Saturday, April 11, 2015

Anergic B cells respond to polyvalent antigens via IgD receptor

Naive B cells express IgM and IgD receptors. Both receptors share the same unique immunoglobulin variable region but differ in immunoglobulin constant regions. IgM is secreted in response to antigenic signaling but not much is known regarding the role of IgD in immune response.

New study in Nature Immunology provided very interesting data about the function of IgD. It turned out that unlike IgM, IgD receptors only respond to polyvalent antigens.

The authors, led by Hassan Jumaa at the Institute of Immunology (Ulm, Germany), first showed that unlike IgM receptor, cell line expressing IgD receptors specific for hapten (NIP) or antigen (HEL) responded only to polyvalent antigenic forms.

Next, the authors find that these difference in response between IgM and IgD was related to the difference in hinge region (that connects variable and constant regions). IgD with no hinge region (IgDΔhinge) responded as if IgM and IgM with IgD hinge region responded as if IgD.
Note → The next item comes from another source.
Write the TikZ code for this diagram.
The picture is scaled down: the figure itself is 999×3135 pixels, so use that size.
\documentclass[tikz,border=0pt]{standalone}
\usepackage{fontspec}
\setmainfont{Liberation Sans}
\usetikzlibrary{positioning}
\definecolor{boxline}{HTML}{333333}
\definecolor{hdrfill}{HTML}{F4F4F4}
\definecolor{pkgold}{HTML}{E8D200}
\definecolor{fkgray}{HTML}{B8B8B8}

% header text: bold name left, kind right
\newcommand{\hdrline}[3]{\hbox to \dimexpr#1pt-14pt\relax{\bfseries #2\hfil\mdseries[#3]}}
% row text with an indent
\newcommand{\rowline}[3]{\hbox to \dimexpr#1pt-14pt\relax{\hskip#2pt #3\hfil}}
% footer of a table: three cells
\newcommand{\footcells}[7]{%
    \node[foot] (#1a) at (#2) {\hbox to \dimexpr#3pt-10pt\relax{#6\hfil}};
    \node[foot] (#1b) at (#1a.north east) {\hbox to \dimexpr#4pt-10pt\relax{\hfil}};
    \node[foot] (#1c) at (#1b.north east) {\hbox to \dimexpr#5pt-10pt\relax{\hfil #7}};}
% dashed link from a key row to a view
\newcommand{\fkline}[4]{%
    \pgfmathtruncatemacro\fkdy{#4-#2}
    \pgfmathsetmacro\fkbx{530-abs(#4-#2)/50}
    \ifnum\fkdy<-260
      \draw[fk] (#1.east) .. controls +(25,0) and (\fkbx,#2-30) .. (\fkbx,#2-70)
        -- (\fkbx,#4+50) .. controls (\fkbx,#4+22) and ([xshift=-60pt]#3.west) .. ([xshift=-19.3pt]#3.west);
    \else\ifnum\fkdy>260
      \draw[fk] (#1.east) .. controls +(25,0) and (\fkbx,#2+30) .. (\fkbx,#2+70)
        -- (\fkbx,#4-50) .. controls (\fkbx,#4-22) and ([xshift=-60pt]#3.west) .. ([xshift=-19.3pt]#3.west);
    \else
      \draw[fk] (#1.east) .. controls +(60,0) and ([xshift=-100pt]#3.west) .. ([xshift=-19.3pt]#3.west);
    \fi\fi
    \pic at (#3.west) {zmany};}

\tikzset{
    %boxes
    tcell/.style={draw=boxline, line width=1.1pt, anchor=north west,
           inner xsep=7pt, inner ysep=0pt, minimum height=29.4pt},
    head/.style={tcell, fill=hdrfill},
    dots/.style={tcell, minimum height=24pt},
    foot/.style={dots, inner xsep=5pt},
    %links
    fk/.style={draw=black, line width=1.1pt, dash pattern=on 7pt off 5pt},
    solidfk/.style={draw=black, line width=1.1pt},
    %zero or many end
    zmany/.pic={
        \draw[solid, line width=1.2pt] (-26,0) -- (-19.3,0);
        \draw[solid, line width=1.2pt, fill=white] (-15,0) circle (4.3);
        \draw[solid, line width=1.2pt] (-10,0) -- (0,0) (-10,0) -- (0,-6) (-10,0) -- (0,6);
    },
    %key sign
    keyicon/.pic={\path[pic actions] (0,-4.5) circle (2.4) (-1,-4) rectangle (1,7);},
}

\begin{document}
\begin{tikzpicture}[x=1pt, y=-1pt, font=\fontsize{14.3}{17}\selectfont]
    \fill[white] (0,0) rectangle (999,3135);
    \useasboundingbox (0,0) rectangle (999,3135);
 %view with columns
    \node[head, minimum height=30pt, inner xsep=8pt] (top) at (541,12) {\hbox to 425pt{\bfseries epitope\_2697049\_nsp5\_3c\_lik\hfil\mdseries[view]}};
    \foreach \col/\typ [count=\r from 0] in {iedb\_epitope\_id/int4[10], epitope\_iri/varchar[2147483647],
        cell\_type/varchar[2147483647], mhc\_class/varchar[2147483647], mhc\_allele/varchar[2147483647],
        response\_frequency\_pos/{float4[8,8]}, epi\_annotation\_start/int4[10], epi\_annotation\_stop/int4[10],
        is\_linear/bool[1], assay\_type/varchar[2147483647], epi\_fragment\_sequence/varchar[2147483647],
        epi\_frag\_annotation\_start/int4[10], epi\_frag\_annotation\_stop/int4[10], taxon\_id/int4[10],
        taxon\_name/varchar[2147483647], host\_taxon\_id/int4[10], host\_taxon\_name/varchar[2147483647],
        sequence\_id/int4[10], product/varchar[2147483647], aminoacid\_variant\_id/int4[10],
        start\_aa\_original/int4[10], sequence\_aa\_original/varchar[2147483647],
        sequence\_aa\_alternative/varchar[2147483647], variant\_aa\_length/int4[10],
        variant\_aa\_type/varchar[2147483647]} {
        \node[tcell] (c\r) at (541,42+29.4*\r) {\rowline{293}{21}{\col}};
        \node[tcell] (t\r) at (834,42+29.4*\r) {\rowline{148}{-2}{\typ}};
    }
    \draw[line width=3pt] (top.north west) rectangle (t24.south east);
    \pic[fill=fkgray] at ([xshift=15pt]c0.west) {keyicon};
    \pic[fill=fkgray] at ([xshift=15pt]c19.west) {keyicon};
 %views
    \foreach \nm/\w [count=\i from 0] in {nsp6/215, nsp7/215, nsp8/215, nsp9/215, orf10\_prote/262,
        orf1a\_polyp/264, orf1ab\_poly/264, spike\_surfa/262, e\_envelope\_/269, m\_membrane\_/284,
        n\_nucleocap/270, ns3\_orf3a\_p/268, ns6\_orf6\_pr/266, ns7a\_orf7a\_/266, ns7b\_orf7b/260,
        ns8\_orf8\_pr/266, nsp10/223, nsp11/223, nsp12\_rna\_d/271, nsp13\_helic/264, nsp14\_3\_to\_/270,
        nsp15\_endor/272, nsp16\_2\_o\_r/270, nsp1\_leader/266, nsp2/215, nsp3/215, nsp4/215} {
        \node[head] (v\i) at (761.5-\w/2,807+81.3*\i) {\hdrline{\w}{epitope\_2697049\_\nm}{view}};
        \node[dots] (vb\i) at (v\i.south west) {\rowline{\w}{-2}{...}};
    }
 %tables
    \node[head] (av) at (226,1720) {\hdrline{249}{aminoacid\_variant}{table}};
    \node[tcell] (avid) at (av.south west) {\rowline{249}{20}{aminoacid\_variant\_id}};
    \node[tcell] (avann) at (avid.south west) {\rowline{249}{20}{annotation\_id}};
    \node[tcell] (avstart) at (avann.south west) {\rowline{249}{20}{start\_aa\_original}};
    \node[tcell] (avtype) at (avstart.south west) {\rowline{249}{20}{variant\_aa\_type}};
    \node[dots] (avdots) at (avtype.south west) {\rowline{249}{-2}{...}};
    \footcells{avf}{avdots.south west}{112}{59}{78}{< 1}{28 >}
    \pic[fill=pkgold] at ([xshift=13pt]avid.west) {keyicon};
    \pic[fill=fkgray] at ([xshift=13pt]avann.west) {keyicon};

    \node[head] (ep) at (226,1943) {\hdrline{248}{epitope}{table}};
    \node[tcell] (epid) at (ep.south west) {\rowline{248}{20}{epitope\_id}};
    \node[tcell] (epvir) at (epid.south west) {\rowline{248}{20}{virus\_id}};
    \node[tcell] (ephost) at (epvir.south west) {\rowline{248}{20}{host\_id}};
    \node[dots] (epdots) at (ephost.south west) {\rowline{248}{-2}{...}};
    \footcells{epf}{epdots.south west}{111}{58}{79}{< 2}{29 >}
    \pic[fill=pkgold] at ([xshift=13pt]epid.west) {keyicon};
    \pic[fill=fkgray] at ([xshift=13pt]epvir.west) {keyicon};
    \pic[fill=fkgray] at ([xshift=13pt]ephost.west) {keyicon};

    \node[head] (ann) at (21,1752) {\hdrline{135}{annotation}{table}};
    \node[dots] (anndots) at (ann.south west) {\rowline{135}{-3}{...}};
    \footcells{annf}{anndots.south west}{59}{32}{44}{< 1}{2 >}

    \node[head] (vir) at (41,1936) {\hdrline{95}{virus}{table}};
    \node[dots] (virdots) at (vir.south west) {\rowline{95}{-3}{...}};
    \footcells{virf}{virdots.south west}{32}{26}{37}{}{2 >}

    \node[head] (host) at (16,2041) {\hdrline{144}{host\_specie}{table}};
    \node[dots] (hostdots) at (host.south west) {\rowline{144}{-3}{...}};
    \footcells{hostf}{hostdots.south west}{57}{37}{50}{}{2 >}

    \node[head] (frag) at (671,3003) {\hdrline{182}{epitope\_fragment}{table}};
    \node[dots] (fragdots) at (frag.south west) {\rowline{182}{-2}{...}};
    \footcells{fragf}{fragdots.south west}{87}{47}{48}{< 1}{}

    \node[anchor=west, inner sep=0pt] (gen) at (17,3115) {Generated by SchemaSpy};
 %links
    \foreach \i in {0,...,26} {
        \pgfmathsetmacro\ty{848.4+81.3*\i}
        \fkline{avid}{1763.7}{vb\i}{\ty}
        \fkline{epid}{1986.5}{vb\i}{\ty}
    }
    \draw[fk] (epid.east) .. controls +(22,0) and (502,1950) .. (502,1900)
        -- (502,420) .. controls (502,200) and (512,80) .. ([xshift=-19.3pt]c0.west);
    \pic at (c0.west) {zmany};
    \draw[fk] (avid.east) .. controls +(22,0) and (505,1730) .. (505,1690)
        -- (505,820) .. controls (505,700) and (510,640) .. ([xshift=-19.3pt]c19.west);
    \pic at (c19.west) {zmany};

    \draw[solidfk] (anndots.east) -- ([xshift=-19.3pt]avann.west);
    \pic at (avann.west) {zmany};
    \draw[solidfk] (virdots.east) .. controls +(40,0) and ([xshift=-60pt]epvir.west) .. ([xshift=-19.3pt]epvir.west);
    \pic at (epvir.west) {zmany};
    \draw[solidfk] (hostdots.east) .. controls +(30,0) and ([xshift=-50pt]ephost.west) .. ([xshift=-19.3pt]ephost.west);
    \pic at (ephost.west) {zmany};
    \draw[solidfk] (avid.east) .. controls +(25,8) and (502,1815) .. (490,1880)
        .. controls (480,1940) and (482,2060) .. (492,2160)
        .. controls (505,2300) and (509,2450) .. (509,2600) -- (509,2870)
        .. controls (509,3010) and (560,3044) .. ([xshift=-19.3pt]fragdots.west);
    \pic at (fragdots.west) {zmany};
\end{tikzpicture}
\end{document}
The authors observed that anergic B cells obtained from antigen (HEL)-specific B cell double transgenic mouse expressing soluble HEL (s-HEL) could still respond to polyvalent HEL antigen.

The authors showed that monovalent antigen could competitively inhibit IgD signaling in response to polyvalent antigens.
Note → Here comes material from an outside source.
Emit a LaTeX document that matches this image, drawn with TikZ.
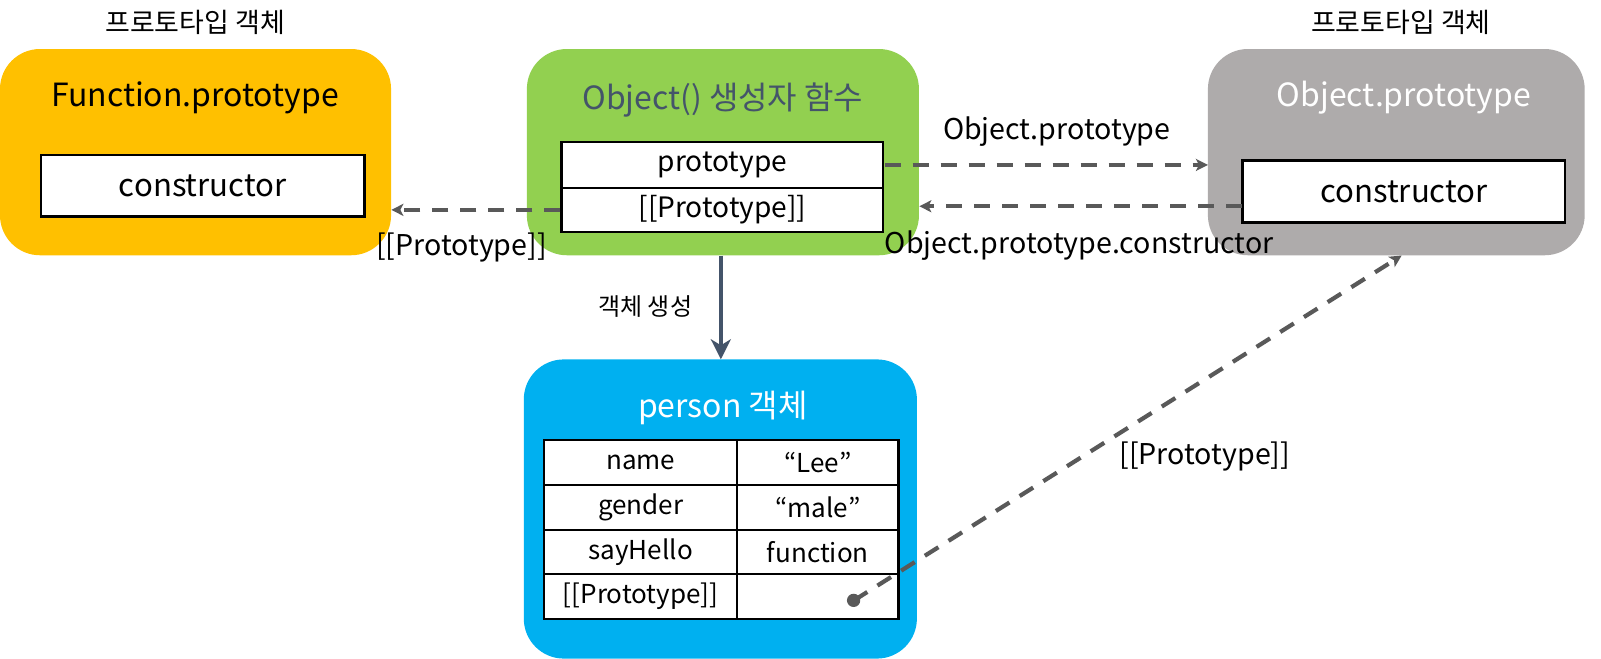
\documentclass[tikz,border=0pt]{standalone}
\usepackage{fontspec}
\setmainfont{Noto Sans CJK KR}
\usetikzlibrary{arrows.meta,calc}
\definecolor{cyellow}{HTML}{FFC000}
\definecolor{cgreen}{HTML}{92D050}
\definecolor{cgray}{HTML}{AEABAB}
\definecolor{cblue}{HTML}{00B0F0}
\definecolor{cslate}{HTML}{44546A}
\definecolor{cdash}{HTML}{595959}
\tikzset{
  objbox/.style={rectangle, rounded corners=40pt, inner sep=0pt, draw=none},
  cell/.style={rectangle, draw=black, line width=2.4pt, fill=white, inner sep=0pt, font=\fontsize{25.5}{30}\selectfont},
  midcell/.style={cell, font=\fontsize{27.5}{32}\selectfont},
  bigcell/.style={cell, font=\fontsize{30.5}{36}\selectfont},
  titletxt/.style={font=\fontsize{31.3}{36}\selectfont, inner sep=0pt},
  toptxt/.style={font=\fontsize{26.4}{30}\selectfont, inner sep=0pt},
  lbl/.style={font=\fontsize{28}{32}\selectfont, inner sep=0pt},
  klbl/.style={font=\fontsize{23.5}{28}\selectfont, inner sep=0pt},
  dasharrow/.style={draw=cdash, line width=4.2pt, dash pattern=on 16pt off 12pt, -{Stealth[length=12pt,width=12pt,inset=3pt]}},
  solidarrow/.style={draw=cslate, line width=4pt, -{Stealth[length=20pt,width=20pt,inset=6pt]}}
}
\begin{document}
\begin{tikzpicture}[x=1pt,y=-1pt,scale=1.0211,transform shape]
\useasboundingbox (0,0) rectangle (1568,645.4);
% boxes
\node[objbox, fill=cyellow, minimum width=383pt, minimum height=202pt] (fp) at (191.5,149) {};
\node[objbox, fill=cgreen, minimum width=384pt, minimum height=202pt] (oc) at (708,149) {};
\node[objbox, fill=cgray, minimum width=369pt, minimum height=202pt] (op) at (1367.5,149) {};
\node[objbox, fill=cblue, minimum width=385pt, minimum height=293pt] (pe) at (705.5,498.5) {};
% titles above
\node[toptxt] (t1) at (191,22) {프로토타입 객체};
\node[toptxt] (t2) at (1372,22) {프로토타입 객체};
% box titles
\node[titletxt] (fpt) at (191,96) {Function.prototype};
\node[titletxt, text=cslate] (oct) at (708,98) {Object() 생성자 함수};
\node[titletxt, text=white] (opt) at (1375,96) {Object.prototype};
\node[titletxt, text=white] (pet) at (708,400) {person 객체};
% inner cells
\node[bigcell, minimum width=317pt, minimum height=60pt] (fpc) at (198.5,182) {constructor};
\node[bigcell, minimum width=316pt, minimum height=61pt] (opc) at (1375,187.5) {constructor};
\node[midcell, minimum width=315pt, minimum height=45pt] (ocp) at (707.5,161.5) {prototype};
\node[midcell, minimum width=315pt, minimum height=43pt] (ocP) at (707.5,205.5) {[[Prototype]]};
% person table
\node[cell, minimum width=189pt, minimum height=44pt] (n1) at (627.5,453) {name};
\node[cell, minimum width=158pt, minimum height=44pt] (v1) at (801,453) {“Lee”};
\node[cell, minimum width=189pt, minimum height=44pt] (n2) at (627.5,497) {gender};
\node[cell, minimum width=158pt, minimum height=44pt] (v2) at (801,497) {“male”};
\node[cell, minimum width=189pt, minimum height=43pt] (n3) at (627.5,540.5) {sayHello};
\node[cell, minimum width=158pt, minimum height=43pt] (v3) at (801,540.5) {function};
\node[cell, minimum width=189pt, minimum height=44pt] (n4) at (627.5,584) {[[Prototype]]};
\node[cell, minimum width=158pt, minimum height=44pt] (v4) at (801,584) {};
% dot
\node[circle, fill=cdash, minimum size=13pt, inner sep=0pt] (dot) at (836,588) {};
% arrows
\draw[dasharrow] (ocP.west) -- (fp.east |- ocP.west);
\node[lbl] (l1) at (452,242) {[[Prototype]]};
\draw[dasharrow] (ocp.east) -- (op.west |- ocp.east);
\node[lbl] (l2) at (1035,129) {Object.prototype};
\draw[dasharrow] (opc.west |- 0,202) -- (oc.east |- 0,202);
\node[lbl] (l3) at (1057,241) {Object.prototype.constructor};
\draw[solidarrow] (oc.south -| 706,0) -- (pe.north -| 706,0);
\node[klbl] (l4) at (632,300) {객체 생성};
\draw[dasharrow] (dot.center) -- ($(op.south)+(5,0)$);
\node[lbl] (l5) at (1180,447) {[[Prototype]]};
\end{tikzpicture}
\end{document}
Next, the authors observed that functionally, absence of IgM receptor could compromise innate B-1 cells scavenging response (natural antibody response) to a soluble auto-antigen phosphatidylcholine (PtC).

Indeed, IgD receptor itself were unable to respond to a soluble phosphatidylcholine (PtC).

Finally, the authors also showed that the absence of IgM signaling compromised IgG scavenging functions against multiple auto-antigens (oxidized LDL, etc) as well.

In summary, this study revealed that anergic B cells (IgMlowIgDhigh) can respond to antigen when stimulated with polyvalent antigens. Probably the role of IgD receptor is to prevent improper activation of naive B cells in response to soluble antigens. I wonder what is the (a) phenotype of IgD KO mice or (b) whether auto-antigens targeted by natural antibodies are mono or polyvalent in nature?